Samuel Kobina Annim is a Ghanaian professor of economics with specific concentration on micro development economics and applied micro econometrics, statistician and the current head of the Ghana Statistical Service. He was appointed on 1 March 2019

==Education==
Annim attended St. Augustine's College, and earned his first degree in Economics from the University of Cape Coast. He was awarded a Master of Philosophy Degree in Economics from the University of Ghana. He earned his PhD degree in Economics from Manchester University. Following the completion of his doctoral studies, Samuel was engaged at the University of Manchester and University of Lancashire, both in the United Kingdom, in the respective capacities of Research Associate and Post-doctoral Research Fellow.

==Career==
Samuel Annim started his career as a lecturer and has approximately 20 years teaching experience in Universities both in Ghana and abroad.
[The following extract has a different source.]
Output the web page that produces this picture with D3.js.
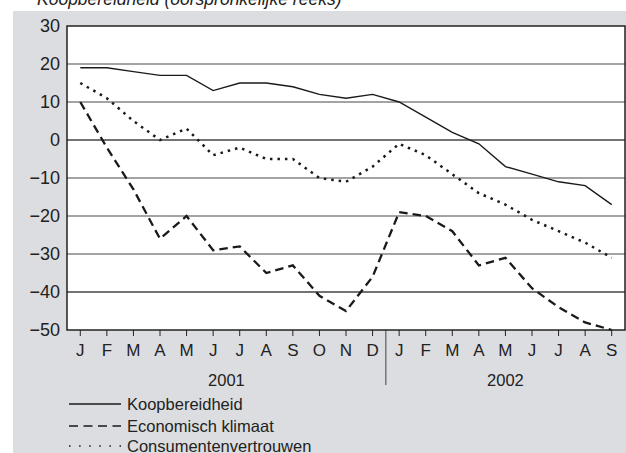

While at the University of Cape Coast, he contributed to a number of interventions including; institutionalization of microfinance programmes and a conference, establishment of a Data Repository Centre; upgrading the status of the Department of Economics to a School and the development of a host of policies that promotes scholarship and research administration.

==Works and publications==
Samuel Annim has more than 60 peer-reviewed journal articles, book chapters and technical reports to his credit. His publications are available in academic outlets such as World Development, Journal of Development Studies, Journal of International Development and the Oxford University Press.